Reviews of personalized song services follow predictable patterns. The happy customers say the same things. The unhappy customers say the same things. Knowing both lets you set the right expectations before you buy. Here's what people actually report, across the major services.

What happy customers consistently report

"They cried."

The single most common phrase in five-star reviews of any personalized song service. The recipient cries. The gift-giver often cries with them. This is the part nobody is prepared for: how emotionally direct a song with your name in it actually is.

"Better than I expected."

People show up expecting a novelty. They get a real song. The expectation gap is what drives the five-star reviews. The voice was a real voice. The production was real production. The lyrics actually used the memories they shared.

"They played it for everyone."

Personalized songs travel inside families. Mom gets a song on her birthday. Mom plays it for the grandkids. The grandkids play it for their friends. The lyric book or the wall plaque ends up on display. Recipients consistently turn into evangelists.

"Faster than I thought."

For instant services, the two-to-three-minute turnaround is itself a wow moment. People order skeptical, expecting a wait, and the song lands before they've closed the checkout tab.

What unhappy customers report (and what to take from it)

"The lyrics didn't use my brief."

This is the most common complaint, and it's almost always solvable. The brief was vague ("she's wonderful and we love her") and the lyrics reflected the vagueness. Specifics produce specific lyrics. Vague briefs produce stock lyrics. The lesson: spend ten minutes on the brief, not two.

"The vocal sounded slightly off."

Heard most often with services that use older or cheaper vocal models. The pronunciation lags. The phrasing is robotic. The fix: listen to the service's sample songs all the way through before buying. If the samples sound right, your song will too.

"The wait was longer than promised."

The complaint is loudest at services that bill themselves as fast but use a human writer. A "24 hour turnaround" that depends on a freelancer's availability can stretch to a week. Read the actual delivery commitment, not the marketing tagline.

"Support didn't respond."

The single worst experience customers report. Across services, ghosted support tickets and unanswered emails turn three-star experiences into one-star reviews. Test the support before paying. Email a real question. See how long it takes to hear back.

How reviews look across the major services

Songfinch

Strong reviews on the recipient's emotional reaction. Negative reviews focus on the cost (around $199) and the seven-day wait. People who got past those points typically love the result.

Songlorious

Built on a Shark Tank moment with a strong celebrity-musician narrative. Reviews are mixed on whether the human songwriter pairing always lands the brief. Higher price point ($150+).
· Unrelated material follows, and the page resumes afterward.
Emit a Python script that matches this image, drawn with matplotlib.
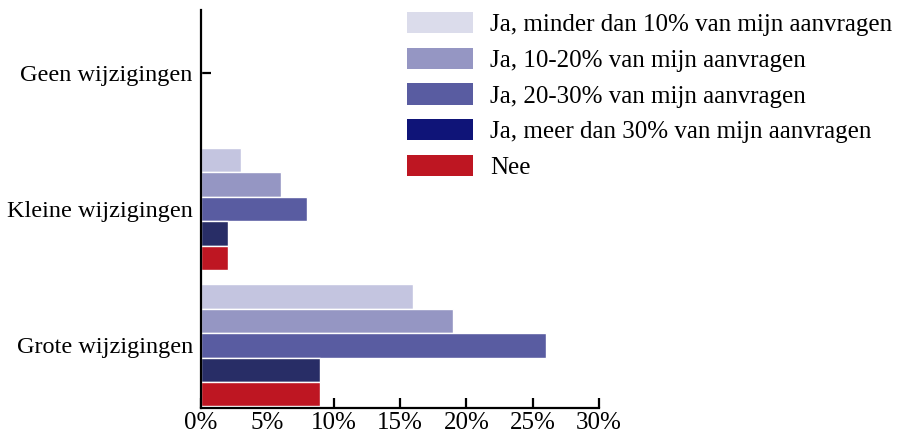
import matplotlib
matplotlib.use('Agg')
import matplotlib.pyplot as plt
from matplotlib.patches import Patch
import numpy as np

categories = ['Grote wijzigingen', 'Kleine wijzigingen', 'Geen wijzigingen']
series = ['Ja, minder dan 10% van mijn aanvragen',
          'Ja, 10-20% van mijn aanvragen',
          'Ja, 20-30% van mijn aanvragen',
          'Ja, meer dan 30% van mijn aanvragen',
          'Nee']
# values per series, in the order of categories (Grote, Kleine, Geen)
minder_10 = [16, 3, 0]
tien_20 = [19, 6, 0]
twintig_30 = [26, 8, 0]
meer_30 = [9, 2, 0]
nee = [9, 2, 0]
values = [minder_10, tien_20, twintig_30, meer_30, nee]

bar_colors = ['#c4c5e0', '#9596c3', '#595ca1', '#282d66', '#be1622']
legend_colors = ['#dbdceb', '#9596c3', '#595ca1', '#0f1478', '#be1622']

plt.rcParams['font.family'] = ['Liberation Serif', 'DejaVu Serif']

fig = plt.figure(figsize=(8.98, 4.37), dpi=100)
ax = fig.add_axes([0.224, 0.066, 0.443, 0.911])
ax.set_axisbelow(True)

y = np.arange(len(categories))
h = 0.179
for i, vals in enumerate(values):
    offset = (2 - i) * h
    ax.barh(y + offset, vals, height=h, color=bar_colors[i],
            edgecolor='white', linewidth=1.0)

ax.set_xlim(0, 30)
ax.set_ylim(-0.46, 2.46)
ax.set_xticks(range(0, 31, 5))
ax.set_xticklabels([f'{t}%' for t in range(0, 31, 5)], fontsize=18)
ax.set_yticks(y)
ax.set_yticklabels(categories, fontsize=17.5)

for s in ['top', 'right']:
    ax.spines[s].set_visible(False)
for s in ['left', 'bottom']:
    ax.spines[s].set_linewidth(1.6)
ax.tick_params(axis='both', direction='in', length=7, width=1.6,
               colors='black')
ax.tick_params(axis='x', pad=3)
ax.tick_params(axis='y', pad=6)

handles = [Patch(facecolor=c, edgecolor='none') for c in legend_colors]
fig.legend(handles, series, loc='upper left', bbox_to_anchor=(0.442, 0.995),
           frameon=False, fontsize=18, handlelength=2.64, handleheight=0.92,
           labelspacing=0.46, handletextpad=0.68, borderaxespad=0)

fig.savefig('out.png', dpi=100)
Cameo (for personalized songs)

Highly variable by performer. Some of the celebrity musicians take the brief seriously. Some do not. Customers who paid for a specific celebrity name and got a thirty-second phone-recorded clip are the loudest complaints.

Suno (DIY)

Reviews focus on the creative tool experience, not on the gift experience. Successful gifts are common among musical hobbyists. Less common among gift-givers who don't want to spend ninety minutes prompting.

Odesongs

Reviews consistently mention the two-minute turnaround, the price point (from $14.99), and how often the song produced tears. The negative reviews almost always trace back to brief vagueness, and most are resolved by regenerating with a sharper brief.

How to read reviews critically

  • Sort by "most recent" before "most helpful." Older five-star reviews don't reflect the current product.
  • Read three one-star reviews. Look for the pattern. If it's the same complaint across multiple reviewers, take it seriously.
  • Check independent platforms (Reddit, Trustpilot, Google). On-site testimonials are curated by the service.
  • Listen to the samples yourself. Reviews can't tell you whether the vocal will land for you.

The pattern that matters most

The single best predictor of a happy review is how much the buyer invested in their brief. Buyers who wrote two sentences had middling experiences. Buyers who wrote a paragraph with specifics had transformative ones. The service matters. The brief matters more.